### DESCRIPTION OF THE TASK:
Do any lines in the data below contain "matplotlib"? If so, copy every one of them.

### COLLECTED MATERIAL:
↓↓↓
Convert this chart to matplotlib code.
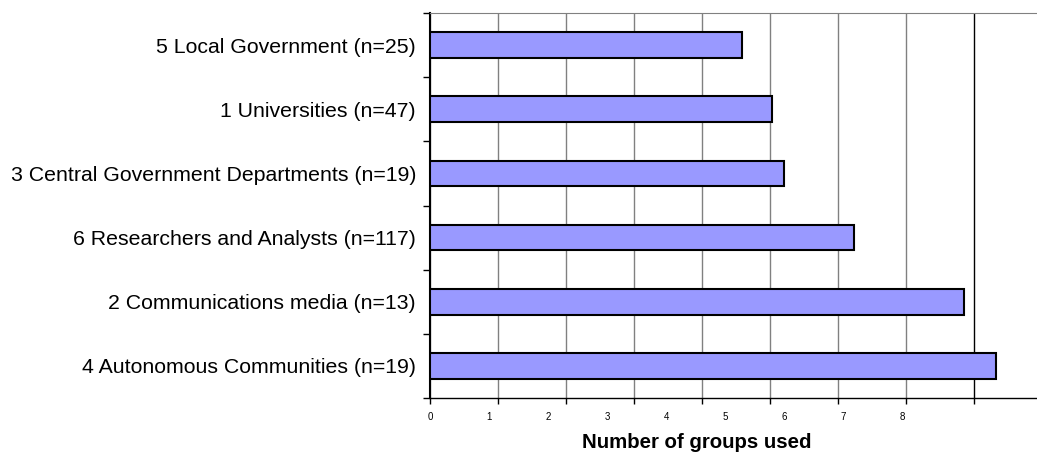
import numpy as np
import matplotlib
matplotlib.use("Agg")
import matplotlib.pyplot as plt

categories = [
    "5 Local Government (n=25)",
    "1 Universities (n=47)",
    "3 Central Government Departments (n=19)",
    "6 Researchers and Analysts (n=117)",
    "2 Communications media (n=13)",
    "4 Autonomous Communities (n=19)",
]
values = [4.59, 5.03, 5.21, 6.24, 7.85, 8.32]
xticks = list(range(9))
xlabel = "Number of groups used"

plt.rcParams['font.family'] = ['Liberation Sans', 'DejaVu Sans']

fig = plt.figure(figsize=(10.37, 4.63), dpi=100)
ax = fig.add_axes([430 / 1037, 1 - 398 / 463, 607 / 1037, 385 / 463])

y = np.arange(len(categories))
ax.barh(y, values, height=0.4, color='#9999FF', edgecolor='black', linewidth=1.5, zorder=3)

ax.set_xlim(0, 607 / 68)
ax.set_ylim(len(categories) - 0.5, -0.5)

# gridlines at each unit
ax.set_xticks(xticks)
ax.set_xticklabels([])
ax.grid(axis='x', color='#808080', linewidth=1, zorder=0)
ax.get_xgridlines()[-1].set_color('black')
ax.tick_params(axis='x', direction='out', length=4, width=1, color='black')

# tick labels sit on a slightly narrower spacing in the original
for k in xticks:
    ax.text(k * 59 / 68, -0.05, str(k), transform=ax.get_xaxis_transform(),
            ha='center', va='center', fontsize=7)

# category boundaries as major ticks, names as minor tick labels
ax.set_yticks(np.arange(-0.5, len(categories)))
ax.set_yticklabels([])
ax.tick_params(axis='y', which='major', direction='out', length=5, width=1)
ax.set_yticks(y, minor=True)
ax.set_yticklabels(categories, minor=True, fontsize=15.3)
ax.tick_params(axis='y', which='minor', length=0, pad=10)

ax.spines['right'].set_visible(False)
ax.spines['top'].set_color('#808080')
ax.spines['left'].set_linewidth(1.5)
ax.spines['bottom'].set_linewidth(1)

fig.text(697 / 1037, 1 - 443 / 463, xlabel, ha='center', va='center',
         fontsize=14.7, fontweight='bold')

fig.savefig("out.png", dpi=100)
↑↑↑
### RESULT OF THE TASK:
Convert this chart to matplotlib code.
import matplotlib
matplotlib.use("Agg")
import matplotlib.pyplot as plt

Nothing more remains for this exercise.